The Board has no difficulty in accepting, and does not doubt, that the CCJ Agreement represents a serious and conscientious endeavour to create a new regional court of high quality and complete independence, enjoying all the advantages which a regional court could hope to enjoy.
But Dr Barnett is correct to point out that the Agreement may be amended, and such amendment ratified, by the governments of the contracting states, and such amendment could take effect in the domestic law of Jamaica by affirmative resolution. The risk that the governments of the contracting states might amend the CCJ Agreement so as to weaken its independence is, it may be hoped, fanciful. But an important function of a constitution is to give protection against governmental misbehaviour, and the three Acts give rise to a risk which did not exist in the same way before.
The Board is driven to conclude that the three Acts, taken together, do have the effect of undermining the protection given to the people of Jamaica by entrenched provisions of Chapter VII of the Constitution. From this, it follows that the procedure appropriate for amendment of an entrenched provision should have been followed.” (para 21).
The Privy Council has concluded that the mechanism of amendment of the provisions of the CCJ Treaty are such that the domestic law of Jamaica would have been adversely affected if the legislation giving effect to the provisions of the Treaty in respect of the Judiciary had been implemented.
The Separation of Powers is one of the sacred components of every Constitution in the Commonwealth Caribbean and the means by which it is implemented in each Constitution has to be gleaned from the Constitution itself.
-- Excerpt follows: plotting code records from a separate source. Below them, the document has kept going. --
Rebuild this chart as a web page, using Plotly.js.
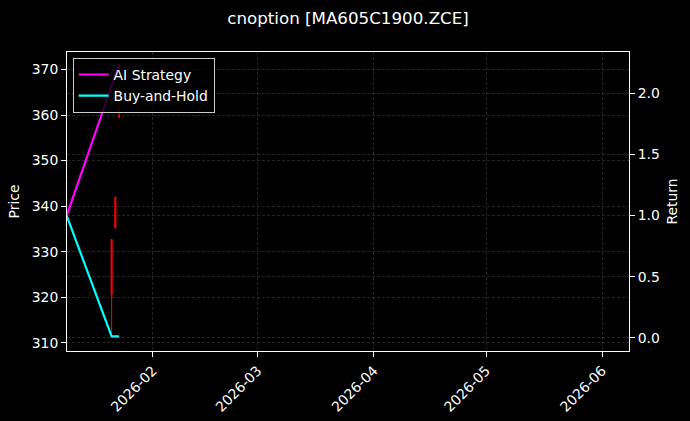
<!DOCTYPE html>
<html>
<head>
<meta charset="utf-8">
<script src="https://cdn.plot.ly/plotly-3.0.1.min.js"></script>
<style>html,body{margin:0;padding:0;background:#000;}#chart{width:690px;height:421px;}</style>
</head>
<body>
<div id="chart"></div>
<script>
// Candlestick data
const candleDates = ['2026-01-21', '2026-01-22', '2026-01-23'];
const candleOpen  = [332.7, 335.2, 360.0];
const candleHigh  = [332.7, 342.0, 367.0];
const candleLow   = [311.7, 335.2, 359.3];
const candleClose = [320.5, 342.0, 359.6];

// Return series
const returnDates = ['2026-01-09', '2026-01-21', '2026-01-22', '2026-01-23'];
const aiStrategy  = [1.0, 2.06, 2.15, 2.24];
const buyAndHold  = [1.0, 0.01, 0.01, 0.01];

// Axis ticks
const xTickVals = ['2026-02-01', '2026-03-01', '2026-04-01', '2026-05-01', '2026-06-01'];
const xTickText = ['2026-02', '2026-03', '2026-04', '2026-05', '2026-06'];
const priceTicks = [310, 320, 330, 340, 350, 360, 370];
const returnTicks = [0.0, 0.5, 1.0, 1.5, 2.0];
const returnTickText = ['0.0', '0.5', '1.0', '1.5', '2.0'];

const FONT = 'DejaVu Sans, sans-serif';
const FS = 13.9;
const gridColor = 'rgba(120,120,120,0.6)';
const gridDash = '3px,2px';

const traces = [
  {
    type: 'candlestick',
    x: candleDates, open: candleOpen, high: candleHigh, low: candleLow, close: candleClose,
    increasing: {line: {color: '#ff0000', width: 1}, fillcolor: '#ff0000'},
    decreasing: {line: {color: '#ff0000', width: 1}, fillcolor: '#ff0000'},
    whiskerwidth: 0,
    showlegend: false,
    hoverinfo: 'skip',
    yaxis: 'y'
  },
  {
    type: 'scatter', mode: 'lines', name: 'AI Strategy',
    x: returnDates, y: aiStrategy,
    line: {color: '#ff00ff', width: 2.2},
    yaxis: 'y2'
  },
  {
    type: 'scatter', mode: 'lines', name: 'Buy-and-Hold',
    x: returnDates, y: buyAndHold,
    line: {color: '#00ffff', width: 2.2},
    yaxis: 'y2'
  }
];

const layout = {
  width: 690, height: 421,
  paper_bgcolor: '#000', plot_bgcolor: '#000',
  font: {family: FONT, color: '#ffffff', size: FS},
  margin: {l: 67, r: 61, t: 52, b: 70, pad: 0},
  boxgap: 0.6,
  title: {text: 'cnoption [MA605C1900.ZCE]', font: {family: FONT, size: 16.7, color: '#ffffff'},
          x: 0.5, xref: 'paper', y: 1 - 18 / 421, yref: 'container', xanchor: 'center', yanchor: 'middle'},
  showlegend: true,
  legend: {
    x: 0.01, y: 0.98, xanchor: 'left', yanchor: 'top',
    bgcolor: 'rgba(0,0,0,0.8)', bordercolor: '#cccccc', borderwidth: 1,
    font: {family: FONT, size: FS, color: '#ffffff'},
    tracegroupgap: 2
  },
  xaxis: {
    type: 'date',
    range: ['2026-01-09 02:00', '2026-06-08 04:00'],
    rangeslider: {visible: false},
    tickmode: 'array', tickvals: xTickVals, ticktext: xTickText,
    tickangle: -45,
    ticks: 'outside', ticklen: 5, tickcolor: '#ffffff', tickwidth: 1,
    showline: true, linecolor: '#ffffff', linewidth: 1, mirror: true,
    showgrid: true, gridcolor: gridColor, gridwidth: 0.5, griddash: gridDash,
    zeroline: false,
    tickfont: {family: FONT, size: FS, color: '#ffffff'}
  },
  yaxis: {
    range: [308.18, 373.86],
    tickmode: 'array', tickvals: priceTicks,
    ticks: 'outside', ticklen: 5, tickcolor: '#ffffff', tickwidth: 1,
    showline: true, linecolor: '#ffffff', linewidth: 1, mirror: true,
    showgrid: true, gridcolor: gridColor, gridwidth: 0.5, griddash: gridDash,
    zeroline: false,
    title: {text: 'Price', font: {family: FONT, size: FS, color: '#ffffff'}, standoff: 8},
    tickfont: {family: FONT, size: FS, color: '#ffffff'}
  },
  yaxis2: {
    overlaying: 'y', side: 'right',
    range: [-0.109, 2.340],
    tickmode: 'array', tickvals: returnTicks, ticktext: returnTickText,
    ticks: 'outside', ticklen: 5, tickcolor: '#ffffff', tickwidth: 1,
    showline: true, linecolor: '#ffffff', linewidth: 1,
    showgrid: true, gridcolor: gridColor, gridwidth: 0.5, griddash: gridDash,
    zeroline: false,
    title: {text: 'Return', font: {family: FONT, size: FS, color: '#ffffff'}, standoff: 8},
    tickfont: {family: FONT, size: FS, color: '#ffffff'}
  }
};

Plotly.newPlot('chart', traces, layout, {displayModeBar: false, staticPlot: true});
</script>
</body>
</html>
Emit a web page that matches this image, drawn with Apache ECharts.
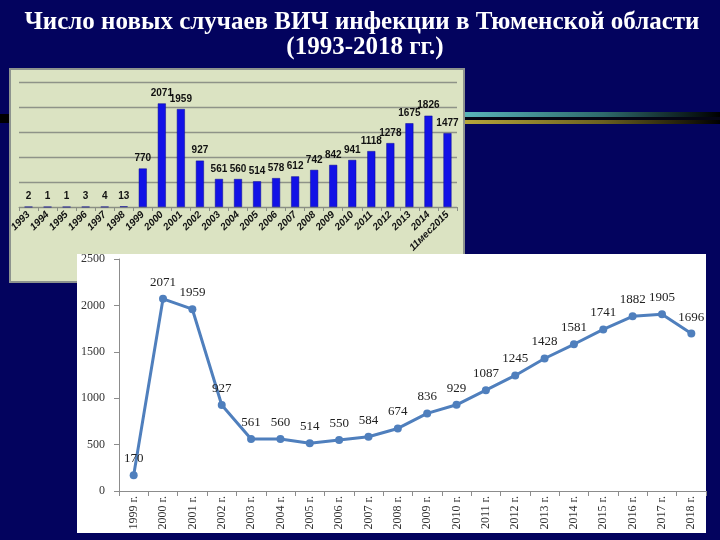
<!DOCTYPE html>
<html>
<head>
<meta charset="utf-8">
<script src="https://cdn.jsdelivr.net/npm/echarts@6/dist/echarts.min.js"></script>
<style>
html,body{margin:0;padding:0;background:#03035e;}
#chart{width:720px;height:540px;}
</style>
</head>
<body>
<div id="chart"></div>
<script>
// ---- Data: bar chart (1993-2015) ----
const barCategories = ['1993','1994','1995','1996','1997','1998','1999','2000','2001','2002','2003','2004','2005','2006','2007','2008','2009','2010','2011','2012','2013','2014','11мес2015'];
const barValues = [2,1,1,3,4,13,770,2071,1959,927,561,560,514,578,612,742,842,941,1118,1278,1675,1826,1477];
const barTicks = [0,500,1000,1500,2000,2500];

// ---- Data: line chart (1999-2018) ----
const lineCategories = ['1999 г.','2000 г.','2001 г.','2002 г.','2003 г.','2004 г.','2005 г.','2006 г.','2007 г.','2008 г.','2009 г.','2010 г.','2011 г.','2012 г.','2013 г.','2014 г.','2015 г.','2016 г.','2017 г.','2018 г.'];
const lineValues = [170,2071,1959,927,561,560,514,550,584,674,836,929,1087,1245,1428,1581,1741,1882,1905,1696];
const lineTicks = [0,500,1000,1500,2000,2500];

const titleLine1 = 'Число новых случаев ВИЧ инфекции в Тюменской области';
const titleLine2 = '(1993-2018 гг.)';

const chart = echarts.init(document.getElementById('chart'), null, {renderer:'canvas'});
const serif = '"Liberation Serif","Times New Roman",serif';
const narrow = '"Liberation Sans Narrow","Arial Narrow","Liberation Sans",sans-serif';

chart.setOption({
  backgroundColor: '#03035e',
  animation: false,
  graphic: [
    {type:'text', z:10, x:362, y:23, style:{text:titleLine1, textAlign:'center', textVerticalAlign:'middle', fill:'#ffffff', font:'bold 25px ' + serif}},
    {type:'text', z:10, x:365, y:48, style:{text:titleLine2, textAlign:'center', textVerticalAlign:'middle', fill:'#ffffff', font:'bold 25px ' + serif}},
    {type:'rect', z:0, shape:{x:0,y:114,width:14,height:9}, style:{fill:'#000000'}},
    {type:'rect', z:0, shape:{x:460,y:112,width:260,height:5},
      style:{fill:new echarts.graphic.LinearGradient(0,0,1,0,[{offset:0,color:'#5bb8bc'},{offset:0.55,color:'#2e6a6c'},{offset:1,color:'#000000'}])}},
    {type:'rect', z:0, shape:{x:460,y:117,width:260,height:3}, style:{fill:'#050515'}},
    {type:'rect', z:0, shape:{x:460,y:120,width:260,height:4},
      style:{fill:new echarts.graphic.LinearGradient(0,0,1,0,[{offset:0,color:'#b9a83c'},{offset:0.55,color:'#6a6020'},{offset:1,color:'#000000'}])}},
    {type:'rect', z:1, shape:{x:10,y:69,width:454,height:213}, style:{fill:'#dbe3c2', stroke:'#8d938e', lineWidth:2}},
    {type:'rect', z:5, shape:{x:77,y:254,width:629,height:279}, style:{fill:'#ffffff'}}
  ],
  grid: [
    {left:19, right:263, top:82, bottom:333, containLabel:false},
    {left:119, right:14, top:259, bottom:49, containLabel:false}
  ],
  xAxis: [
    {
      gridIndex:0, type:'category', data:barCategories, z:2,
      axisLine:{show:true, lineStyle:{color:'#8a8f84', width:1}},
      axisTick:{show:true, length:4, lineStyle:{color:'#8a8f84'}},
      axisLabel:{rotate:45, interval:0, margin:6, fontFamily:narrow, fontWeight:'bold', fontStyle:'italic', fontSize:10, color:'#111'}
    },
    {
      gridIndex:1, type:'category', data:lineCategories, z:6, boundaryGap:true,
      axisLine:{show:true, lineStyle:{color:'#8c8c8c', width:1}},
      axisTick:{show:true, length:5, lineStyle:{color:'#8c8c8c'}},
      axisLabel:{rotate:90, interval:0, margin:5, fontFamily:serif, fontSize:12, color:'#333'}
    }
  ],
  yAxis: [
    {
      gridIndex:0, type:'value', min:barTicks[0], max:barTicks[barTicks.length-1], interval:500, z:2,
      axisLine:{show:false}, axisTick:{show:false}, axisLabel:{show:false},
      splitLine:{show:true, lineStyle:{color:'#8e9388', width:1.3}}
    },
    {
      gridIndex:1, type:'value', min:lineTicks[0], max:lineTicks[lineTicks.length-1], interval:500, z:6,
      axisLine:{show:true, lineStyle:{color:'#8c8c8c', width:1}},
      axisTick:{show:true, length:5, lineStyle:{color:'#8c8c8c'}},
      axisLabel:{margin:14, fontFamily:serif, fontSize:12, color:'#333', formatter: function(v){ return String(v); }},
      splitLine:{show:false}
    }
  ],
  series: [
    {
      type:'bar', xAxisIndex:0, yAxisIndex:0, data:barValues, z:3,
      barWidth:8,
      itemStyle:{color:'#1212e6', borderColor:'#0a0a90', borderWidth:0.5},
      label:{show:true, position:'top', distance:5, fontFamily:narrow, fontWeight:'bold', fontSize:10, color:'#111'}
    },
    {
      type:'line', xAxisIndex:1, yAxisIndex:1, data:lineValues, z:7,
      symbol:'circle', symbolSize:8,
      lineStyle:{color:'#4f7fbd', width:3},
      itemStyle:{color:'#4f7fbd'},
      label:{show:true, position:'top', distance:6, fontFamily:serif, fontSize:13, color:'#222'}
    }
  ]
});
</script>
</body>
</html>
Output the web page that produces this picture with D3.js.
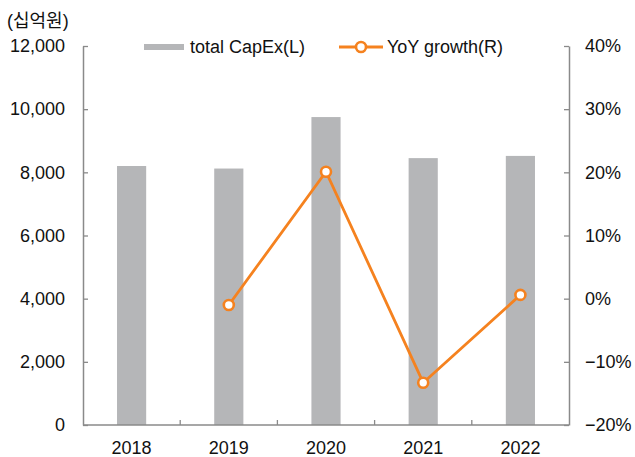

The danger in Jamaica (and by extension in those other Commonwealth Caribbean countries that share relatively similar constitutional provisions as Jamaica) is that the Executive and the Legislature will gain the upper hand over the Judiciary when compared to the existing constitutional provisions.
As it stands now, judges are protected from easy removal by the fact that the Judicial Committee of the Privy Council enjoys the right to make the final determination in respect of the removal of a Chief Justice or a Judge.
Prime Minister Manning clearly established that point in his address to the Senate last Tuesday, in respect of the current controversy in this country involving the Chief Justice and the Executive. He clearly had to cite the fact that the Privy Council would have the final say in order to assuage the population. Would the population be equally as assuaged if the CCJ was the final arbiters in the matter?
The reality is that this controversy in Trinidad and Tobago when coupled with the recent Privy Council judgment serve to weaken the case for the CCJ primarily because there is no political consensus in the region at the level of the wider population, or across the political aisles in each of the countries, for us to have a CCJ.
The political management of how the CCJ is to be introduced has been grossly mishandled and this Privy Council judgment has blindsided Caricom. Within two weeks of that judgment, the controversy in Trinidad and Tobago has provided food for thought about the ramifications of weakening the Separation of Powers in relation to the Judiciary.
After all, it would only take an affirmative resolution by the Jamaican Parliament to confirm the alteration of the Treaty to weaken the Separation of Powers. The proposal for change would come from the Heads of Government and the national Parliament would be dominated by a Government majority so that affirmative resolution is guaranteed (without a special majority). There would be no need for a time delay of six months, a special majority in both Houses of Parliament and a referendum to effect the changes as is the case now in Jamaica.
Caricom has also to understand that three member countries have suffered political instability over the years to the extent that the constitutional government was overthrown, namely Haiti, Suriname and Grenada.
Trinidad and Tobago almost joined that category in 1990, while Guyana had a long history of political abuse during the Burnham years and Caricom did nothing.
The environment in which the CCJ is expected to operate must be politically stable, otherwise the Treaty will be meaningless if there is a period of prolonged bickering about recognising a government, such as is happening now with Haiti in Caricom.
Are we prepared to surrender our court system and its existing protection so easily in the name of completing our cycle of independence?
Or, would we prefer to satisfy ourselves that there is widespread consensus for the change and an equal level of protection for our Judiciary before we give away what we have?